KM: In this space, it would be remiss if I didn’t talk about the regulatory side — that is a significant hurdle, and for good reason. People have a lot of concerns around any kind of genetic modification. These things need to be tested.

But there’s this tension between what is the real risk and what regulators could get sued for by an uneducated public.

For example, there, there was a new rule the USDA wrote a couple of years ago that said certain things can be exempt from regulation if they use a gene known to occur in that plant’s gene pool.

I thought, “We’re using a gene already found in corn and the corn’s gene pool, so we’re going to be exempt.” So we went to the USDA and said, “This is this is good, right?” They said no.

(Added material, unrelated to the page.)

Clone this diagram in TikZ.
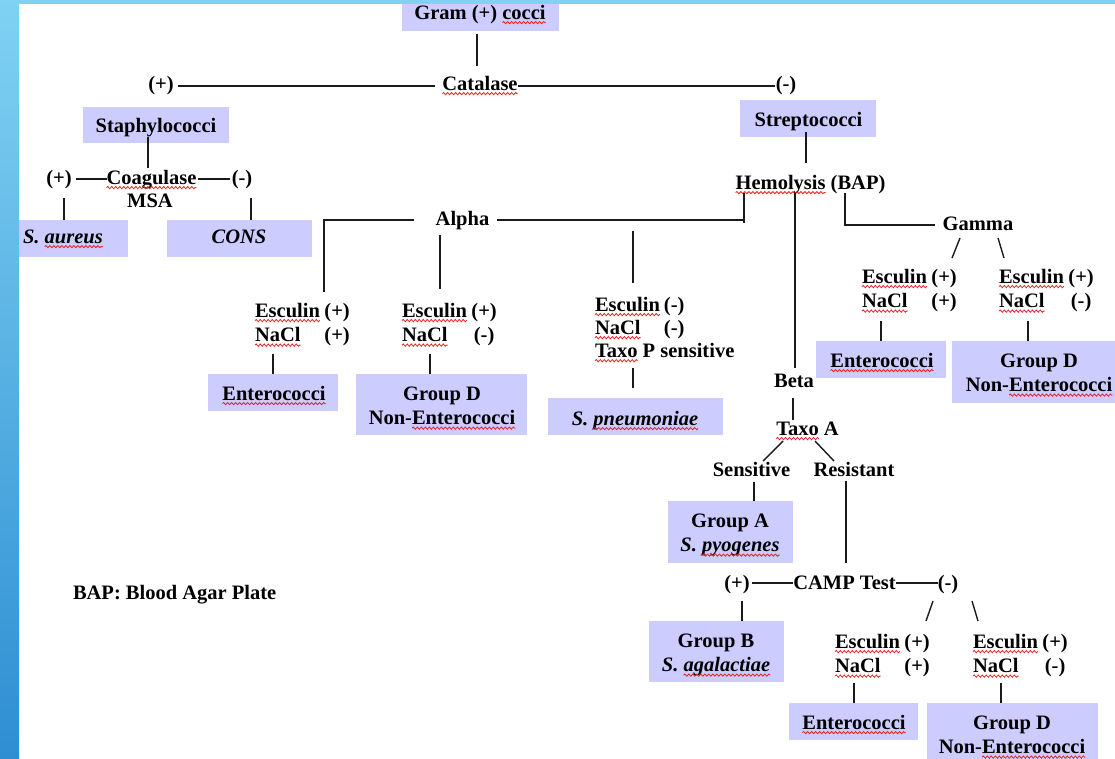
\documentclass[tikz,border=0pt]{standalone}
\usepackage{fontspec}
\setmainfont{Liberation Serif}
\usetikzlibrary{fit,decorations.pathmorphing}
\definecolor{boxc}{HTML}{CCCCFF}
\definecolor{lnc}{HTML}{1A1A1A}
\definecolor{stripA}{HTML}{80D2F3}
\definecolor{stripB}{HTML}{2E8ED2}
\definecolor{sqc}{HTML}{E82020}
\newcommand\sq[1]{\tikz[baseline=(sqw.base)]{\node[inner sep=0pt,outer sep=0pt,anchor=base](sqw){#1};\draw[overlay,sqc,line width=0.8pt,decorate,decoration={snake,amplitude=1.1pt,segment length=4pt}]([yshift=-3.6pt]sqw.base west)--([yshift=-3.6pt]sqw.base east);}}
\newcommand\esc[2]{\begin{tabular}[t]{@{}l@{\hspace{4.5pt}}c@{}}\sq{Esculin}&#1\\\sq{NaCl}&#2\end{tabular}}
\newcommand\two[2]{\begin{tabular}[t]{@{}c@{}}#1\\#2\end{tabular}}
\tikzset{
  txt/.style={inner sep=0pt,outer sep=0pt,anchor=base,text=black,font=\fontsize{20.5}{24.5}\selectfont\bfseries},
  box/.style={fill=boxc,inner sep=0pt,outer sep=0pt,draw=none},
  ln/.style={line width=1.4pt,draw=lnc},
}
\begin{document}
\begin{tikzpicture}[x=1pt,y=-1pt]
\useasboundingbox (0,0) rectangle (1115,758);
\fill[white] (0,0) rectangle (1115,758);
% boxes
\node[box,fit={(402,0)(559,31)}] (bGram) {};
\node[box,fit={(83,107)(229,143)}] (bStaph) {};
\node[box,fit={(19,220)(128,257)}] (bAur) {};
\node[box,fit={(167,220)(312,257)}] (bCons) {};
\node[box,fit={(740,100)(876,137)}] (bStrep) {};
\node[box,fit={(208,374)(338,411)}] (bEnt1) {};
\node[box,fit={(356,374)(527,435)}] (bGD1) {};
\node[box,fit={(548,398)(723,435)}] (bPn) {};
\node[box,fit={(816,341)(946,378)}] (bEnt2) {};
\node[box,fit={(952,341)(1118,403)}] (bGD2) {};
\node[box,fit={(668,501)(793,563)}] (bGA) {};
\node[box,fit={(649,621)(784,682)}] (bGB) {};
\node[box,fit={(789,703)(918,740)}] (bEnt3) {};
\node[box,fit={(927,703)(1098,761)}] (bGD3) {};
% texts
\node[txt] (tGram) at (480,19) {Gram (+) \sq{cocci}};
\node[txt] (tCat) at (480,90) {\sq{Catalase}};
\node[txt] (tCp) at (161,90) {(+)};
\node[txt] (tCm) at (786,90) {(-)};
\node[txt] (tStaph) at (156,132.5) {Staphylococci};
\node[txt] (tCoag) at (151.5,184) {\sq{Coagulase}};
\node[txt] (tMSA) at (150,207) {MSA};
\node[txt] (tGp) at (59,184) {(+)};
\node[txt] (tGm) at (242,184) {(-)};
\node[txt,anchor=base west] (tAur) at (23,243) {\textit{S. \sq{aureus}}};
\node[txt] (tCons) at (239,243) {\textit{CONS}};
\node[txt] (tStrep) at (808.5,126) {Streptococci};
\node[txt] (tHem) at (810.5,189) {\sq{Hemolysis} (BAP)};
\node[txt] (tAlpha) at (462.5,225) {Alpha};
\node[txt] (tGamma) at (978,230) {Gamma};
\node[txt] (tBeta) at (794,387) {Beta};
\node[txt,anchor=base west] (eA1) at (255,317) {\esc{(+)}{(+)}};
\node[txt,anchor=base west] (eA2) at (402,317) {\esc{(+)}{(-)}};
\node[txt,anchor=base west] (eA3) at (595,311) {\def\arraystretch{0.94}\begin{tabular}[t]{@{}l@{\hspace{4pt}}c@{}}\sq{Esculin}&(-)\\\sq{NaCl}&(-)\\\rlap{\sq{Taxo} P sensitive}&\end{tabular}};
\node[txt,anchor=base west] (eG1) at (862,283) {\esc{(+)}{(+)}};
\node[txt,anchor=base west] (eG2) at (999,283) {\esc{(+)}{(-)}};
\node[txt,anchor=base west] (eC1) at (835,648) {\esc{(+)}{(+)}};
\node[txt,anchor=base west] (eC2) at (973,648) {\esc{(+)}{(-)}};
\node[txt] (tEnt1) at (274,400) {\sq{Enterococci}};
\node[txt] (tEnt2) at (882,367) {\sq{Enterococci}};
\node[txt] (tEnt3) at (854,729) {\sq{Enterococci}};
\node[txt] (tGD1) at (442,400) {\two{Group D}{Non-\sq{Enterococci}}};
\node[txt] (tGD2) at (1039,367) {\two{Group D}{Non-\sq{Enterococci}}};
\node[txt] (tGD3) at (1012,729) {\two{Group D}{Non-\sq{Enterococci}}};
\node[txt] (tPn) at (635,425) {\textit{S. \sq{pneumoniae}}};
\node[txt] (tTaxoA) at (807.5,435) {\sq{Taxo} A};
\node[txt] (tSen) at (751.5,476) {Sensitive};
\node[txt] (tRes) at (854,476) {Resistant};
\node[txt] (tGA) at (730,527) {\two{Group A}{\textit{S. \sq{pyogenes}}}};
\node[txt] (tCamp) at (844.5,589) {CAMP Test};
\node[txt] (tKp) at (737,589) {(+)};
\node[txt] (tKm) at (948,589) {(-)};
\node[txt] (tGB) at (716,647) {\two{Group B}{\textit{S. \sq{agalactiae}}}};
\node[txt,anchor=base west] (tBAP) at (73,599) {BAP: Blood Agar Plate};
% connector end points
\coordinate (gA) at (477,34);   \coordinate (gB) at (477,66);
\coordinate (cL1) at (178,86);  \coordinate (cL2) at (435,86);
\coordinate (cR1) at (518,86);  \coordinate (cR2) at (775,86);
\coordinate (sA) at (148,137);  \coordinate (sB) at (148,168);
\coordinate (qL1) at (76,179);  \coordinate (qL2) at (107,179);
\coordinate (qR1) at (198,179); \coordinate (qR2) at (230,179);
\coordinate (qP) at (64,198);   \coordinate (qM) at (251,198);
\coordinate (tA) at (806,132);  \coordinate (tB) at (806,163);
\coordinate (h1) at (744,193);  \coordinate (h1b) at (744,223);
\coordinate (aR) at (497,220);  \coordinate (aRe) at (744,220);
\coordinate (aL) at (414,220);  \coordinate (aLc) at (324,220); \coordinate (aLb) at (324,292);
\coordinate (aM1) at (440,235); \coordinate (aM2) at (440,289);
\coordinate (aF1) at (633,231); \coordinate (aF2) at (633,283);
\coordinate (e1) at (273,354);  \coordinate (e2) at (430,354);
\coordinate (e3a) at (633,368); \coordinate (e3b) at (633,388);
\coordinate (h2) at (795,193);  \coordinate (h2b) at (795,368);
\coordinate (h3) at (845,193);  \coordinate (h3c) at (845,225); \coordinate (h3e) at (935,225);
\coordinate (gs1) at (960,238); \coordinate (gs2) at (952,258);
\coordinate (gs3) at (998,238); \coordinate (gs4) at (1004,258);
\coordinate (eg1) at (881,321); \coordinate (eg2) at (1028,321);
\coordinate (b1) at (793,398);  \coordinate (b2) at (793,420);
\coordinate (ts1) at (783,441); \coordinate (ts2) at (763,461);
\coordinate (ts3) at (815,441); \coordinate (ts4) at (834,461);
\coordinate (sn) at (754,482);
\coordinate (rs1) at (846,481); \coordinate (rs2) at (846,563);
\coordinate (cp1) at (752,583); \coordinate (cp2) at (793,583);
\coordinate (cm1) at (896,583); \coordinate (cm2) at (938,583);
\coordinate (kp) at (742,601);
\coordinate (ks1) at (933,601); \coordinate (ks2) at (926,621);
\coordinate (ks3) at (972,601); \coordinate (ks4) at (978,621);
\coordinate (ec1) at (854,683); \coordinate (ec2) at (1001,683);
% connectors
\draw[ln] (gA) -- (gB);
\draw[ln] (cL1) -- (cL2);
\draw[ln] (cR1) -- (cR2);
\draw[ln] (sA) -- (sB);
\draw[ln] (qL1) -- (qL2);
\draw[ln] (qR1) -- (qR2);
\draw[ln] (qP) -- (qP |- bAur.north);
\draw[ln] (qM) -- (qM |- bCons.north);
\draw[ln] (tA) -- (tB);
\draw[ln] (h1) -- (h1b);
\draw[ln] (aR) -- (aRe);
\draw[ln] (aL) -- (aLc) -- (aLb);
\draw[ln] (aM1) -- (aM2);
\draw[ln] (aF1) -- (aF2);
\draw[ln] (e1) -- (e1 |- bEnt1.north);
\draw[ln] (e2) -- (e2 |- bGD1.north);
\draw[ln] (e3a) -- (e3b);
\draw[ln] (h2) -- (h2b);
\draw[ln] (h3) -- (h3c) -- (h3e);
\draw[ln] (gs1) -- (gs2);
\draw[ln] (gs3) -- (gs4);
\draw[ln] (eg1) -- (eg1 |- bEnt2.north);
\draw[ln] (eg2) -- (eg2 |- bGD2.north);
\draw[ln] (b1) -- (b2);
\draw[ln] (ts1) -- (ts2);
\draw[ln] (ts3) -- (ts4);
\draw[ln] (sn) -- (sn |- bGA.north);
\draw[ln] (rs1) -- (rs2);
\draw[ln] (cp1) -- (cp2);
\draw[ln] (cm1) -- (cm2);
\draw[ln] (kp) -- (kp |- bGB.north);
\draw[ln] (ks1) -- (ks2);
\draw[ln] (ks3) -- (ks4);
\draw[ln] (ec1) -- (ec1 |- bEnt3.north);
\draw[ln] (ec2) -- (ec2 |- bGD3.north);
% frame strips
\shade[top color=stripA,bottom color=stripB] (0,0) rectangle (19,758);
\fill[stripA] (0,0) rectangle (1115,4);
\end{tikzpicture}
\end{document}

We had to go back and we had to write a different kind of proposal. Just last week, we received our approval.

AFN: Where will you sell the product?

KM: We are now approved to go commercial in the US if we want to. But a lot of the supply chain doesn’t want us to because it’s really difficult to separate a particular crop so it doesn’t end up getting exported. So we’ll wait until we get our approval in other countries before we go commercial with a corn product.

I’m very thankful that the USDA at least has been very responsive and very helpful, and they got us through that process really quickly.

AFN: Any good lessons learned other startups should take note of?

KM: One of the things that I learned early is that I should have built my team faster. I was very fortunate to pull together a rockstar advisory board. To meet with those people on a regular basis has been extremely helpful for me and for the company.

I’m also very thankful that Purdue encouraged me to talk to my customers so quickly. That really changed the trajectory for us as a company to start testing things out in the field, sacrificing the lab and greenhouse studies.

I’ve been incredibly fortunate to have field space available to me because of the family farm, but even in the absence of that, I still think it’s super critical to get those field experiments and that field data very early on.

We started in the lab some, but we didn’t limit ourselves to the results we saw. Even though a low percentage of our varieties seemed to work in the lab, we just took all of our varieties out to the field, and we did see a lot of different results. We had a lot more success.

On the flip side, we had one variety that worked in the field that didn’t work in the lab. So if we hadn’t tested the entire breadth of our genetics out in the field, we would have missed some really important things.